Harum Sabun Wangi
"Ini foto terakhirnya. Saya sendiri yang mengambil saat kami umrah bulan Ramadan kemarin," kata Hj. Rosnawati (38) sambil menunjukkan foto (alm) H. Deto Sutejo (39) dari telepon genggamnya. Ketika umrah bersama suami, kakak serta kakak iparnya, Rosna sebetulnya sudah merasakan ada sesuatu yang ganjil. "Di pesawat, baik saat pergi maupun pulang dari Jeddah, entah kenapa kami duduk terpisah. Saya sederet dengan ipar. Mungkinkah itu isyarat Tuhan akan memisahkan kami?"
Tugas sang suami sebagai polisi, memang amat dipahami Rosna. Toh, ketika Senin (20/9) ia menerima SMS dari Deto soal penggerebekan teroris dan ia ikut terlibat, Rosna gentar juga. "Saya cuma bilang, Selasa malam jangan pergi-pergi," kenangnya tentang lelaki yang sudah 14 tahun menikahinya. Selasa malam itu memang giliran Deto piket di Polsek Hamparan Perak. "Enggak seperti biasanya, malam itu dia harum sekali. Wangi sabun segar."
Tengah malam, Rosna gelisah. "Entah kenapa, saya membuka-buka album pernikahan kami dan menunjukkan ke anak bungsu kami, Namira (3). Malam itu saya enggak bisa tidur." Kegelisahan itu terjawab ketika pukul 03.00, Kapolsek Hamparan Perak menelepon, menggunakan ponsel Deto.
Pergi sudah Deto yang romantis dan penyayang. "Sehari sebelumnya, dia membelikan ikan untuk saya tapi saya enggak mau makan," tuturnya sambil terisak. Rosna lalu berkisah, betapa sayangnya Deto kepadanya dan anak-anak. "Kalau saya sakit, enggak perlu bangun sedikit pun dari tempat tidur. Dia yang menyediakan makanan, obat, sampai menyuapi. Dia juga senang memijat kalau saya lelah. Tiap jalan berdua, dia selalu menggandeng tangan saya," kenang Rosna.

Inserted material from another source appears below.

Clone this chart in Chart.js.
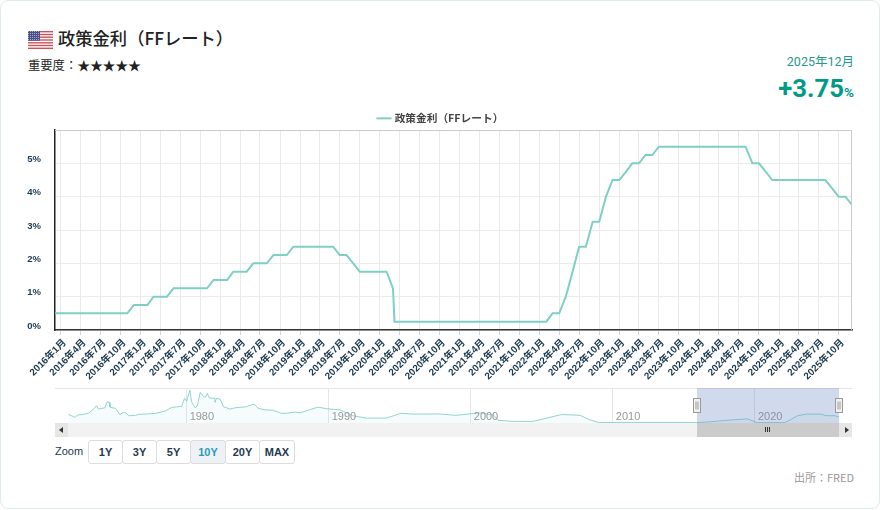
<!DOCTYPE html>
<html lang="ja"><head><meta charset="utf-8">
<script src="https://cdn.jsdelivr.net/npm/chart.js@4/dist/chart.umd.min.js"></script>
<style>
html,body{margin:0;padding:0;background:#fff;width:880px;height:510px;overflow:hidden;font-family:"Liberation Sans","Noto Sans CJK JP",sans-serif}
.abs{position:absolute}
#card{left:0;top:0;width:878px;height:507px;border:1px solid #dfeaea;border-radius:8px}
#title{left:58px;top:26px;font:500 17.3px/24px "Noto Sans CJK JP",sans-serif;color:#222;white-space:nowrap}
#imp{left:28px;top:56px;font:400 12.3px/18px "Noto Sans CJK JP",sans-serif;color:#222;white-space:nowrap}
#imp span{font-size:13px;letter-spacing:-.3px}
#date{right:26px;top:53px;font:400 12.5px/18px "Roboto","Noto Sans CJK JP",sans-serif;color:#1f9a8c;white-space:nowrap}
#val{right:26px;top:72px;font:700 25.7px/32px "Roboto",sans-serif;color:#009a86;white-space:nowrap}
#val small{font-size:13.5px}
#zoomLabel{left:55px;top:444px;font:400 11px/14px "Liberation Sans",sans-serif;color:#1e3a4f}
.btn{position:absolute;top:440px;height:22px;box-sizing:content-box;border:1px solid #ddd;border-radius:3px;background:#fff;font:700 11px/22px "Liberation Sans",sans-serif;color:#1e3a4f;text-align:center}
.btn.on{background:#eef2f6;color:#2a9ab8}
#src{right:26px;top:469px;font:400 11px/16px "Noto Sans CJK JP",sans-serif;color:#999;white-space:nowrap}
canvas{position:absolute;display:block}
</style></head><body>
<div id="card" class="abs"></div>
<svg class="abs" style="left:28px;top:31px" width="25" height="18" viewBox="0 0 25 18">
<defs><pattern id="st" width="2" height="2" patternUnits="userSpaceOnUse"><rect width="2" height="2" fill="#4a4f86"/><rect width="1" height="1" fill="#a9abc9"/></pattern></defs>
<rect width="25" height="18" fill="#fff"/>
<g fill="#d0505c"><rect y="0" width="25" height="1.4"/><rect y="2.8" width="25" height="1.4"/><rect y="5.5" width="25" height="1.4"/><rect y="8.3" width="25" height="1.4"/><rect y="11.1" width="25" height="1.4"/><rect y="13.8" width="25" height="1.4"/><rect y="16.6" width="25" height="1.4"/></g>
<rect width="12" height="9.7" fill="url(#st)"/>
</svg>
<div id="title" class="abs">政策金利（FFレート）</div>
<div id="imp" class="abs">重要度：<span>★★★★★</span></div>
<div id="date" class="abs">2025年12月</div>
<div id="val" class="abs">+3.75<small>%</small></div>

<div class="abs" style="left:55px;top:388px;width:797px;height:1px;background:#e6e6e6"></div>
<div class="abs" style="left:55px;top:423px;width:797px;height:14px;background:#f2f2f2"></div>
<div class="abs" style="left:55px;top:423px;width:13px;height:14px;background:#e6e6e6"></div>
<div class="abs" style="left:59px;top:427px;width:0;height:0;border:3px solid transparent;border-right:4px solid #333;border-left:0"></div>
<div class="abs" style="left:697px;top:423px;width:142px;height:14px;background:#cbcbcb"></div>
<div class="abs" style="left:765px;top:427px;width:1px;height:5px;background:#333;box-shadow:2px 0 #333,4px 0 #333"></div>
<div class="abs" style="left:839px;top:423px;width:13px;height:14px;background:#e6e6e6"></div>
<div class="abs" style="left:845px;top:427px;width:0;height:0;border:3px solid transparent;border-left:4px solid #333;border-right:0"></div>

<canvas id="main" width="874" height="280" style="left:0;top:100px;width:874px;height:280px"></canvas>
<canvas id="nav" width="880" height="38" style="left:0;top:385px;width:880px;height:38px"></canvas>

<div id="zoomLabel" class="abs">Zoom</div>
<div class="btn" style="left:88px;width:33px">1Y</div>
<div class="btn" style="left:122px;width:33px">3Y</div>
<div class="btn" style="left:156px;width:33px">5Y</div>
<div class="btn on" style="left:190px;width:34px">10Y</div>
<div class="btn" style="left:225px;width:33px">20Y</div>
<div class="btn" style="left:259px;width:34px">MAX</div>
<div id="src" class="abs">出所：FRED</div>

<script>
const seriesName = "政策金利（FFレート）";
const rateStart = [2015, 11]; // first reading: December 2015, one value per month
const rateValues = [
 0.5,
 0.5,0.5,0.5,0.5,0.5,0.5,0.5,0.5,0.5,0.5,0.5,0.75,
 0.75,0.75,1,1,1,1.25,1.25,1.25,1.25,1.25,1.25,1.5,
 1.5,1.5,1.75,1.75,1.75,2,2,2,2.25,2.25,2.25,2.5,
 2.5,2.5,2.5,2.5,2.5,2.5,2.25,2.25,2,1.75,1.75,1.75,
 1.75,1.75,1.25,0.25,0.25,0.25,0.25,0.25,0.25,0.25,0.25,0.25,
 0.25,0.25,0.25,0.25,0.25,0.25,0.25,0.25,0.25,0.25,0.25,0.25,
 0.25,0.25,0.5,0.5,1,1.75,2.5,2.5,3.25,3.25,4,4.5,
 4.5,4.75,5,5,5.25,5.25,5.5,5.5,5.5,5.5,5.5,5.5,
 5.5,5.5,5.5,5.5,5.5,5.5,5.5,5.5,5,5,4.75,4.5,
 4.5,4.5,4.5,4.5,4.5,4.5,4.5,4.5,4.25,4,4,3.75
];
const extraReading = { date:[2020,2,8], value:0.25 }; // second March 2020 cut
const tickLabels = [
 "2016年1月","2016年4月","2016年7月","2016年10月","2017年1月","2017年4月","2017年7月","2017年10月",
 "2018年1月","2018年4月","2018年7月","2018年10月","2019年1月","2019年4月","2019年7月","2019年10月",
 "2020年1月","2020年4月","2020年7月","2020年10月","2021年1月","2021年4月","2021年7月","2021年10月",
 "2022年1月","2022年4月","2022年7月","2022年10月","2023年1月","2023年4月","2023年7月","2023年10月",
 "2024年1月","2024年4月","2024年7月","2024年10月","2025年1月","2025年4月","2025年7月","2025年10月"
];
const yTicks = [0,1,2,3,4,5,6];
const navYears = [1971.68,1971.9,1972.15,1972.3,1972.7,1973.1,1973.4,1973.65,1973.8,1974.25,1974.4,1974.55,1974.6,1975,1975.3,1975.55,1975.7,1975.95,1976.4,1976.6,1977.8,1978.5,1978.95,1979.65,1979.85,1980,1980.23,1980.35,1980.6,1980.75,1980.96,1981.2,1981.35,1981.45,1981.6,1981.98,1982,1982.1,1982.35,1982.6,1983.05,1983.4,1984.2,1984.75,1985.05,1985.5,1986.1,1986.7,1987.1,1987.6,1988,1988.65,1989.25,1989.85,1990.8,1991.7,1992.65,1994.05,1995.1,1995.95,1997.8,1998.95,2000.6,2001.6,2001.9,2002.95,2004.4,2006.4,2007.7,2008.3,2009,2015.9,2016.9,2017.5,2018.5,2019.5,2020.15,2020.25,2022.1,2022.5,2023,2023.6,2024.65,2025,2025.65,2025.92];
const navValues = [5.3,4.5,3.4,4.9,5.3,6.1,8.2,10.6,8.6,9.4,13.1,12.7,9.8,9,5.3,6.5,6.3,4.5,4.7,5.3,5.9,7.4,9.6,10.3,15.2,13.5,20.3,13.1,9.4,10.6,18.9,16.2,16.2,18.3,15.5,15.2,12.7,15.2,14.8,10,8.6,9.4,10,11.8,9,8.2,7.8,5.9,6.1,6.7,6.3,8.2,9.8,8.8,8.1,4.5,3,3,6,5.5,5.6,4.7,6.3,4.9,1.7,1,1,5.25,4.75,2.25,0.25,0.25,0.75,1.25,2,2.5,0.25,0.25,0.25,2,4.5,5.5,5.5,4.5,4.5,3.75];
const navTicks = [1980,1990,2000,2010,2020];
const navSelection = [2015.92, 2025.92];

const TEAL = "#7fcfc5", INK = "#1e3a4f";
const LABEL_FONT = '"Liberation Sans","Noto Sans CJK JP",sans-serif';
const ms = (y,m,d=1) => Date.UTC(y,m,d);

const rateData = rateValues.map((v,i) => ({x: ms(rateStart[0], rateStart[1]+i), y: v}));
rateData.push({x: ms(...extraReading.date), y: extraReading.value});
rateData.sort((a,b) => a.x-b.x);
const tickDates = tickLabels.map(s => { const m = s.match(/(\d+)年(\d+)月/); return ms(+m[1], +m[2]-1); });

const frame = { id:"frame",
  beforeLayout(c){
    const l = c.legend;
    if (l && !l._pinned) { const f = l.fit; l.fit = function(){ f.call(this); this.height = 20; }; l._pinned = true; }
  },
  afterLayout(c){ c.legend.left += 4; c.legend.right += 4; },
  afterDatasetsDraw(c){
    const a = c.chartArea, g = c.ctx; g.save(); g.strokeStyle="#ccc"; g.lineWidth=1;
    g.beginPath(); g.moveTo(a.left,a.top+.5); g.lineTo(a.right-.5,a.top+.5); g.lineTo(a.right-.5,a.bottom); g.stroke(); g.restore();
  }
};

new Chart(document.getElementById("main"), {
  type:"line",
  data:{ datasets:[{ label:seriesName, data:rateData, borderColor:TEAL, backgroundColor:TEAL, borderWidth:2, pointRadius:0, tension:0 }] },
  options:{
    responsive:false, animation:false, devicePixelRatio:1,
    layout:{ padding:{ left:22, right:22, top:10, bottom:0 } },
    plugins:{
      tooltip:{enabled:false},
      legend:{ position:"top", labels:{ usePointStyle:true, pointStyle:"line", boxWidth:14, padding:3, color:"#444", font:{ family:'"Noto Sans CJK JP",sans-serif', size:10.7, weight:"bold" } } }
    },
    scales:{
      x:{ type:"linear", min:ms(2015,11,6), max:ms(2025,11,1),
        afterBuildTicks(s){ s.ticks = tickDates.map(v => ({value:v})); },
        afterFit(s){ s.height=50; s.paddingLeft=0; s.paddingRight=0; },
        grid:{ color:"#e9e9e9", lineWidth:1, tickColor:"#ccd6eb", tickLength:5 },
        border:{ color:"#333", width:1.5 },
        ticks:{ autoSkip:false, minRotation:45, maxRotation:45, padding:2, labelOffset:4, color:INK,
          font:{ family:LABEL_FONT, size:9.8, weight:"bold" },
          callback(v){ const i = tickDates.indexOf(v); return i<0 ? null : tickLabels[i]; } }
      },
      y:{ min:0, max:6,
        afterBuildTicks(s){ s.ticks = yTicks.map(v => ({value:v})); },
        afterFit(s){ s.width=33; s.paddingTop=0; s.paddingBottom=0; },
        grid:{ color:"#ececec", lineWidth:1, drawTicks:false },
        border:{ color:"#222", width:1.5 },
        ticks:{ padding:14, labelOffset:-4, color:INK, font:{ family:LABEL_FONT, size:9.5, weight:"bold" },
          callback(v){ return v===6 ? null : v+"%"; } }
      }
    }
  },
  plugins:[frame]
});

const navOverlay = { id:"navOverlay", afterDatasetsDraw(c){
  const g = c.ctx, a = c.chartArea, x = c.scales.x;
  g.save();
  g.fillStyle="#999"; g.font='11px '+LABEL_FONT; g.textAlign="left"; g.textBaseline="alphabetic";
  navTicks.forEach(v => g.fillText(String(v), x.getPixelForValue(v)+3, 35));
  const x0 = x.getPixelForValue(navSelection[0]), x1 = x.getPixelForValue(navSelection[1]);
  g.fillStyle="rgba(102,133,194,0.3)"; g.fillRect(x0,a.top,x1-x0,a.bottom-a.top);
  [x0,x1].forEach(h => {
    const l = Math.round(h)-3.5, t = 398-385+.5;
    g.fillStyle="#f2f2f2"; g.strokeStyle="#999"; g.lineWidth=1;
    g.fillRect(l,t,7,14); g.strokeRect(l,t,7,14);
    g.beginPath(); g.moveTo(l+2.5,t+3); g.lineTo(l+2.5,t+11); g.moveTo(l+4.5,t+3); g.lineTo(l+4.5,t+11); g.stroke();
  });
  g.restore();
}};

new Chart(document.getElementById("nav"), {
  type:"line",
  data:{ datasets:[{ data:navYears.map((y,i) => ({x:y, y:navValues[i]})), borderColor:"rgba(127,207,197,0.85)", borderWidth:1, backgroundColor:"rgba(127,207,197,0.07)", fill:"origin", pointRadius:0, tension:0 }] },
  options:{
    responsive:false, animation:false, devicePixelRatio:1,
    layout:{ padding:{ left:68, right:41, top:3, bottom:0 } },
    plugins:{ legend:{display:false}, tooltip:{enabled:false} },
    scales:{
      x:{ type:"linear", min:1971.65, max:2025.92,
        afterBuildTicks(s){ s.ticks = navTicks.map(v => ({value:v})); },
        afterFit(s){ s.height=0; s.paddingLeft=0; s.paddingRight=0; },
        grid:{ color:"#e6e6e6", drawTicks:false },
        border:{ display:false },
        ticks:{ display:false }
      },
      y:{ display:false, min:0, max:21.6 }
    }
  },
  plugins:[navOverlay]
});
</script>
</body></html>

Deto, kata Rosna, juga suka menasihati tahanan, mengingatkan mereka salat, bahkan meminjamkan ponselnya agar tahanan bisa melepas rindu dengan keluarganya. "Sekarang dia sudah tenang di sana. Saya harus kuat agar bisa membesarkan tiga anak kami. Saya rajin zikir agar kuat," kata ibu dari Bima (13), Gusti (10), dan Namira ini.
"Tuhan, lindungilah aku dalam pekerjaanku. Berkati pekerjaanku. Semoga apa yang aku kerjakan berguna bagi orang dan membawa damai," begitu doa yang dipanjatkan mendiang Aiptu Baik Sinulingga (45), saat kebaktian keluarga Selasa (21/9) petang di rumahnya, Tanjung Gusta, Deli Serdang. "Dia memang sangat menyintai pekerjaanya. Baginya, jadi polisi sudah panggilan jiwa," kata Tabita br Ginting (42).
Selasa malam itu, usai kebaktian selesai, Baik pamit tugas piket. Rabu (22/9) dini hari, Tabita mendapat telepon. "Bu, sabar, ya, Bapak kena tembak." Tabita pun lunglai dan semakin lemas setelah melihat suaminya sudah terbujur kaku di RS Bhayangkara, Medan. "Melihat petugas membawa senjata laras panjang di RS, rasanya saya ingin lari, merampas senjata, dan menembakkannya ke badan saya agar saya bisa merasakan apa yang suami saya rasakan," ujarnya.
Semasa hidupnya, kata Tabita, sang suami sering berangan-angan, bila kelak pensiun, ia ingin tinggal di kampung memelihara ayam dan bercocok tanam. "Jadi saya menyimpulkan, dia ingin kembali ke tanah kelahirannya." Baik juga kerap mengungkapkan keinginannya agar putra tunggal mereka, Ardiles Maranata Sinulingga (17), mengikuti jejaknya jadi polisi. "Sayangnya, mata Ardiles minus dua. Untuk itu saya memohon kebijakan pemerintah terlebih Kapolri, agar putra kami bisa masuk jajaran kepolisian walau sebagai PNS. Kami sangat berharap ada pertimbangan khusus, apalagi suami saya gugur dalam tugas," harap Tabita.